Can the Microsoft Bing Speech API be configured to only return numbers and letters, as opposed to full words?
The use case is translating Canadian postal codes. Ex. M 1 B 0 R 3. Microsoft may return "Em 1 Be 0 Are 3"
Our audio file is 8000hz and encoded with "M-ULAW". We have no flexibility in changing the sample rate or encoding. We are using the "SMD" scenario, but I can't find any documentation on what this does. Base request URI:
https://speech.platform.bing.com/recognize?scenarios=smd&appid=D4D52672-91D7-4C74-8AD8-42B1D98141A5&device.os=your_device_os&version=3.0
Is there a way to get a more accurate response from Microsoft for this use case?
Thank you
You could try using Microsoft's Custom Speech Service (previously known as the Custom Recognition Intelligent Service, or CRIS) to create and use a custom language model.
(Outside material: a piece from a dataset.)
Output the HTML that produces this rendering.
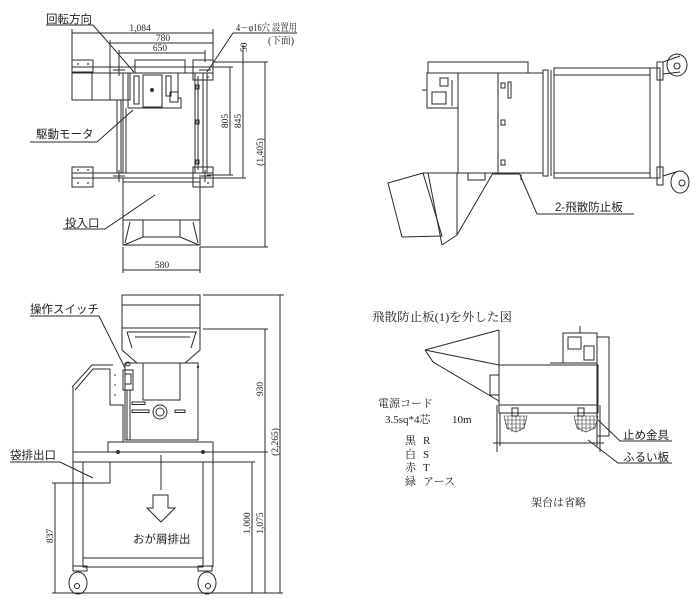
<!DOCTYPE html>
<html><head><meta charset="utf-8">
<style>
html,body{margin:0;padding:0;background:#fff;}
svg{display:block;}
.j{font-family:"Liberation Sans","Noto Sans CJK JP",sans-serif;font-size:11.5px;fill:#222;}
.m{font-family:"Liberation Serif","Noto Serif CJK SC",serif;font-size:11px;fill:#222;}
.d{font-family:"Liberation Serif",serif;font-size:9.5px;fill:#222;}
</style></head>
<body>
<svg width="700" height="599" viewBox="0 0 700 599" xmlns="http://www.w3.org/2000/svg">
<rect width="700" height="599" fill="#fff"/>

<!-- ================= TOP-LEFT PLAN VIEW ================= -->
<g stroke="#2a2a2a" stroke-width="1" fill="none">
  <line x1="72" y1="33" x2="213" y2="33"/>
  <line x1="110" y1="43" x2="213" y2="43"/>
  <line x1="119" y1="53" x2="205" y2="53"/>
  <line x1="72" y1="29" x2="72" y2="60"/>
  <line x1="213" y1="29" x2="213" y2="60"/>
  <line x1="110" y1="40" x2="110" y2="76"/>
  <line x1="119" y1="50" x2="119" y2="76"/>
  <line x1="205" y1="50" x2="205" y2="62"/>
  <line x1="213" y1="62" x2="268" y2="62"/>
  <line x1="207" y1="67" x2="233" y2="67"/>
  <line x1="207" y1="175" x2="233" y2="175"/>
  <line x1="210" y1="178" x2="246" y2="178"/>
  <line x1="200" y1="247" x2="268" y2="247"/>
  <line x1="230" y1="67" x2="230" y2="175"/>
  <line x1="243" y1="45" x2="243" y2="178"/>
  <line x1="265" y1="62" x2="265" y2="247"/>
  <line x1="123" y1="247" x2="123" y2="273"/>
  <line x1="200" y1="247" x2="200" y2="273"/>
  <line x1="123" y1="270" x2="200" y2="270"/>

  <polyline points="46,25 93,25 134,72"/>
  <polyline points="297,33 233,33 207,72"/>
  <polyline points="30,142 97,142 133,110"/>
  <polyline points="63,229 105,229 155,195"/>

  <rect x="72" y="60" width="21" height="12"/>
  <line x1="72" y1="67" x2="213" y2="67"/>
  <line x1="72" y1="73" x2="213" y2="73"/>
  <rect x="135" y="60" width="50" height="13"/>
  <rect x="193" y="60" width="20" height="20"/>
  <rect x="72" y="73" width="58" height="27"/>
  <line x1="92" y1="73" x2="92" y2="100"/>
  <line x1="110" y1="73" x2="110" y2="100"/>
  <rect x="123" y="73" width="80" height="100"/>
  <line x1="128" y1="73" x2="128" y2="108"/>
  <line x1="178" y1="73" x2="178" y2="98"/>
  <polyline points="178,98 181,98 181,108 128,108"/>
  <line x1="126" y1="108" x2="126" y2="173"/>
  <line x1="117" y1="100" x2="117" y2="173"/>
  <line x1="121" y1="100" x2="121" y2="173"/>
  <line x1="195" y1="73" x2="195" y2="173"/>
  <line x1="198" y1="76" x2="198" y2="170"/>
  <line x1="207" y1="73" x2="207" y2="173"/>
  <rect x="143" y="75" width="19" height="32"/>
  <rect x="134" y="76" width="5" height="28"/>
  <rect x="166" y="76" width="5" height="20"/>
  <rect x="170" y="92" width="8" height="10"/>
  <rect x="196" y="85" width="3" height="4"/>
  <rect x="196" y="120" width="3" height="4"/>
  <rect x="196" y="160" width="3" height="4"/>
  <line x1="72" y1="173" x2="213" y2="173"/>
  <line x1="72" y1="178" x2="213" y2="178"/>
  <rect x="72" y="167" width="21" height="20"/>
  <rect x="193" y="167" width="20" height="20"/>
  <line x1="113" y1="70" x2="125" y2="70"/><line x1="119" y1="64" x2="119" y2="76"/>
  <line x1="199" y1="70" x2="211" y2="70"/>
  <line x1="113" y1="176" x2="125" y2="176"/><line x1="119" y1="170" x2="119" y2="182"/>
  <line x1="199" y1="176" x2="211" y2="176"/><line x1="205" y1="170" x2="205" y2="182"/>

  <rect x="123" y="178" width="77" height="42"/>
  <line x1="123" y1="182" x2="200" y2="182"/>
  <rect x="123" y="220" width="77" height="25"/>
  <polyline points="143,220 143,237 180,237 180,220"/>
  <line x1="143" y1="237" x2="124" y2="245"/>
  <line x1="180" y1="237" x2="199" y2="245"/>
  <line x1="130" y1="222" x2="125" y2="243"/>
  <line x1="193" y1="222" x2="198" y2="243"/>
</g>
<g fill="#333">
  <circle cx="152" cy="90" r="2"/>
  <circle cx="78" cy="64" r="0.9"/><circle cx="88" cy="64" r="0.9"/>
  <circle cx="78" cy="183" r="0.9"/><circle cx="88" cy="183" r="0.9"/>
  <circle cx="78" cy="170" r="0.9"/><circle cx="88" cy="170" r="0.9"/>
  <circle cx="208" cy="77" r="0.9"/><circle cx="208" cy="183" r="0.9"/>
</g>
<text class="j" x="46" y="23">回転方向</text>
<text class="d" x="140" y="31" text-anchor="middle">1,084</text>
<text class="d" x="163" y="41" text-anchor="middle">780</text>
<text class="d" x="160" y="51" text-anchor="middle">650</text>
<text class="m" x="236" y="31" style="font-size:10px" textLength="61" lengthAdjust="spacingAndGlyphs">4－φ16穴 設置用</text>
<text class="m" x="268" y="44" style="font-size:10px" textLength="26" lengthAdjust="spacingAndGlyphs">(下面)</text>
<text class="d" transform="translate(247,52) rotate(-90)">50</text>
<text class="d" transform="translate(228,121) rotate(-90)" text-anchor="middle">805</text>
<text class="d" transform="translate(241,121) rotate(-90)" text-anchor="middle">845</text>
<text class="d" transform="translate(263,152) rotate(-90)" text-anchor="middle">(1,405)</text>
<text class="d" x="162" y="268" text-anchor="middle">580</text>
<text class="j" x="36" y="138">駆動モータ</text>
<text class="j" x="65" y="227">投入口</text>

<!-- ================= BOTTOM-LEFT FRONT VIEW ================= -->
<g stroke="#2a2a2a" stroke-width="1" fill="none">
  <rect x="122" y="295" width="78" height="33"/>
  <line x1="122" y1="305" x2="200" y2="305"/>
  <polyline points="122,328 122,350 137,363 185,363 200,350 200,328"/>
  <line x1="127" y1="332" x2="197" y2="332"/>
  <line x1="135" y1="337" x2="190" y2="337"/>
  <line x1="127" y1="332" x2="132" y2="348"/>
  <line x1="196" y1="332" x2="191" y2="348"/>
  <rect x="125" y="363" width="73" height="77"/>
  <polyline points="143,363 143,400 180,400 180,363"/>
  <polyline points="72,387 92,365 113,365"/>
  <polyline points="75,390 93,369 110,369"/>
  <polyline points="110,369 110,405 123,405 123,442"/>
  <line x1="73" y1="387" x2="73" y2="452"/>
  <rect x="123" y="370" width="10" height="20"/>
  <rect x="125" y="374" width="6" height="10"/>
  <line x1="127" y1="390" x2="127" y2="440"/>
  <line x1="130" y1="390" x2="130" y2="440"/>
  <circle cx="128" cy="364" r="2"/>
  <circle cx="160" cy="412" r="7"/>
  <circle cx="160" cy="412" r="4"/>
  <rect x="132" y="402" width="13" height="2.5"/>
  <rect x="132" y="410" width="17" height="2.5"/>
  <rect x="175" y="410" width="10" height="2.5"/>
  <rect x="108" y="442" width="105" height="10"/>
  <rect x="73" y="452" width="140" height="10"/>
  <line x1="73" y1="462" x2="73" y2="567"/>
  <line x1="83" y1="462" x2="83" y2="567"/>
  <line x1="203" y1="462" x2="203" y2="567"/>
  <line x1="213" y1="462" x2="213" y2="567"/>
  <rect x="83" y="558" width="120" height="9"/>
  <polyline points="73,483 110,483 110,462"/>
  <line x1="161" y1="455" x2="161" y2="490"/>
  <polygon points="153,495 168,495 168,508 175,508 161,522 147,508 153,508"/>
  <rect x="73" y="566" width="14" height="5"/>
  <rect x="198" y="566" width="14" height="5"/>
  <ellipse cx="78" cy="583" rx="9" ry="11"/>
  <circle cx="77" cy="586" r="2.5"/>
  <ellipse cx="207" cy="583" rx="9" ry="11"/>
  <circle cx="208" cy="586" r="2.5"/>
  <line x1="203" y1="295" x2="284" y2="295"/>
  <line x1="203" y1="329" x2="268" y2="329"/>
  <line x1="213" y1="452" x2="268" y2="452"/>
  <line x1="213" y1="462" x2="255" y2="462"/>
  <line x1="52" y1="593" x2="283" y2="593"/>
  <line x1="265" y1="329" x2="265" y2="452"/>
  <line x1="280" y1="295" x2="280" y2="593"/>
  <line x1="252" y1="462" x2="252" y2="593"/>
  <line x1="265" y1="452" x2="265" y2="593"/>
  <line x1="55" y1="483" x2="55" y2="593"/>
  <line x1="52" y1="483" x2="73" y2="483"/>
  <polyline points="30,316 99,316 125,368"/>
  <polyline points="10,462 60,462 93,478"/>
</g>
<g fill="#333">
  <circle cx="118" cy="452" r="2"/><circle cx="203" cy="452" r="2"/>
  <circle cx="198" cy="367" r="1.2"/>
  <circle cx="115" cy="375" r="0.8"/><circle cx="115" cy="385" r="0.8"/><circle cx="115" cy="395" r="0.8"/>
</g>
<text class="j" x="30" y="313">操作スイッチ</text>
<text class="j" x="10" y="459">袋排出口</text>
<text class="j" x="133" y="543">おが屑排出</text>
<text class="d" transform="translate(263,389) rotate(-90)" text-anchor="middle">930</text>
<text class="d" transform="translate(278,442) rotate(-90)" text-anchor="middle">(2,265)</text>
<text class="d" transform="translate(250,523) rotate(-90)" text-anchor="middle">1,000</text>
<text class="d" transform="translate(263,523) rotate(-90)" text-anchor="middle">1,075</text>
<text class="d" transform="translate(53,536) rotate(-90)" text-anchor="middle">837</text>

<!-- ================= TOP-RIGHT SIDE VIEW ================= -->
<g stroke="#2a2a2a" stroke-width="1" fill="none">
  <polyline points="428,73 428,62 528,62 528,73"/>
  <rect x="427" y="73" width="31" height="35"/>
  <rect x="432" y="92" width="14" height="12"/>
  <rect x="440" y="78" width="8" height="8"/>
  <line x1="452" y1="80" x2="452" y2="106"/>
  <line x1="422" y1="90" x2="427" y2="90"/>
  <rect x="458" y="73" width="85" height="100"/>
  <line x1="498" y1="73" x2="498" y2="173"/>
  <rect x="501" y="83" width="4" height="5"/>
  <rect x="501" y="120" width="4" height="5"/>
  <rect x="501" y="160" width="4" height="5"/>
  <rect x="508" y="82" width="3" height="16"/>
  <rect x="543" y="70" width="5" height="106"/>
  <line x1="551" y1="70" x2="551" y2="176"/>
  <rect x="554" y="68" width="106" height="110"/>
  <line x1="554" y1="75" x2="650" y2="75"/>
  <line x1="554" y1="173" x2="650" y2="173"/>
  <line x1="650" y1="68" x2="650" y2="178"/>
  <rect x="657" y="62" width="6" height="18"/>
  <rect x="657" y="167" width="6" height="18"/>
  <ellipse cx="677" cy="65" rx="10" ry="11"/>
  <circle cx="677" cy="66" r="3"/>
  <path d="M663,62 L680,56 M663,74 L680,72"/>
  <ellipse cx="680" cy="182" rx="9" ry="11"/>
  <circle cx="682" cy="183" r="3"/>
  <line x1="663" y1="176" x2="676" y2="172"/>
  <polygon points="388,183 423,173 442,236 402,237"/>
  <line x1="428" y1="173" x2="442" y2="245"/>
  <line x1="442" y1="245" x2="457" y2="235"/>
  <line x1="457" y1="173" x2="457" y2="235"/>
  <line x1="457" y1="235" x2="493" y2="173"/>
  <line x1="423" y1="173" x2="458" y2="173"/>
  <polyline points="468,173 468,180 485,180 485,173"/>
  <line x1="493" y1="174" x2="520" y2="174"/>
  <line x1="521" y1="174" x2="521" y2="180"/>
  <polyline points="520,175 537,214 634,214"/>
</g>
<text class="j" x="555" y="211">2-飛散防止板</text>

<!-- ================= BOTTOM-RIGHT VIEW ================= -->
<g stroke="#2a2a2a" stroke-width="1" fill="none">
  <line x1="425" y1="350" x2="499" y2="330"/>
  <line x1="425" y1="350" x2="499" y2="365"/>
  <polyline points="425,350 433,362 499,401"/>
  <line x1="499" y1="330" x2="499" y2="405"/>
  <rect x="499" y="365" width="99" height="40"/>
  <rect x="490" y="375" width="9" height="20"/>
  <rect x="563" y="333" width="34" height="30"/>
  <rect x="568" y="337" width="13" height="12"/>
  <rect x="584" y="346" width="10" height="14"/>
  <line x1="580" y1="326" x2="580" y2="333"/>
  <rect x="597" y="337" width="12" height="99"/>
  <line x1="550" y1="363" x2="597" y2="363"/>
  <rect x="499" y="405" width="99" height="8"/>
  <line x1="497" y1="405" x2="497" y2="452"/>
  <line x1="500" y1="413" x2="500" y2="446"/>
  <line x1="597" y1="413" x2="597" y2="446"/>
  <line x1="600" y1="405" x2="600" y2="452"/>
  <line x1="500" y1="443" x2="597" y2="443"/>
  <line x1="493" y1="443" x2="500" y2="443"/>
  <line x1="597" y1="443" x2="604" y2="443"/>
  <rect x="512" y="408" width="6" height="8"/>
  <rect x="578" y="408" width="6" height="8"/>
  <polyline points="598,420 620,441 672,441"/>
  <polyline points="588,440 618,463 672,463"/>
</g>
<g stroke="#333" stroke-width="0.6" fill="none">
  <path d="M504,416 L527,416 L524,428 L516,432 L507,428 Z"/>
  <path d="M508,416 V430 M512,416 V432 M516,416 V432 M520,416 V431 M524,416 V429 M504,420 H527 M505,424 H526 M506,428 H524"/>
  <path d="M574,416 L598,416 L595,428 L586,432 L577,428 Z"/>
  <path d="M578,416 V430 M582,416 V432 M586,416 V432 M590,416 V431 M594,416 V429 M574,420 H598 M575,424 H597 M577,428 H595"/>
</g>
<text class="m" x="372" y="321" style="font-size:12px" textLength="140" lengthAdjust="spacingAndGlyphs">飛散防止板(1)を外した図</text>
<text class="m" x="378" y="407">電源コード</text>
<text class="m" x="385" y="423">3.5sq*4芯</text>
<text class="m" x="452" y="423">10m</text>
<text class="m" x="405" y="444">黒</text><text class="m" x="423" y="444">R</text>
<text class="m" x="405" y="458">白</text><text class="m" x="423" y="458">S</text>
<text class="m" x="405" y="471">赤</text><text class="m" x="423" y="471">T</text>
<text class="m" x="405" y="485">緑</text><text class="m" x="423" y="485">アース</text>
<text class="j" x="623" y="439">止め金具</text>
<text class="j" x="623" y="461">ふるい板</text>
<text class="m" x="531" y="506">架台は省略</text>
</svg>
</body></html>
The guidelines for transcription of custom language models say "Common acronyms can be left as a single entity without periods or spaces between the letters, but all other acronyms should be written out in separate letters, with each letter separated by a single space" and include this example:
Original text After normalization
----------------------- ---------------------------
play OU812 by Van Halen play O U 8 1 2 by Van Halen
So following their guidelines, your custom language model will be a file where each line looks something like this:
M 1 B 0 R 3
You can easily generate a file containing thousands of examples of Canadian postal codes based on the structure of the codes, which in regular expression format looks like this:
[ABCEGHJKLMNPRSTVXY][0-9][ABCEGHJKLMNPRSTVWXYZ][0-9][ABCEGHJKLMNPRSTVWXYZ][0-9]
(The above expression is taken from this answer about validating postal codes.)
By doing this you're telling the recognizer what sort of things you're expecting people to say, and helping it choose when there are multiple possibilities for a sound (e.g. "U" vs. "you"). I think it will make a huge difference in the results you get.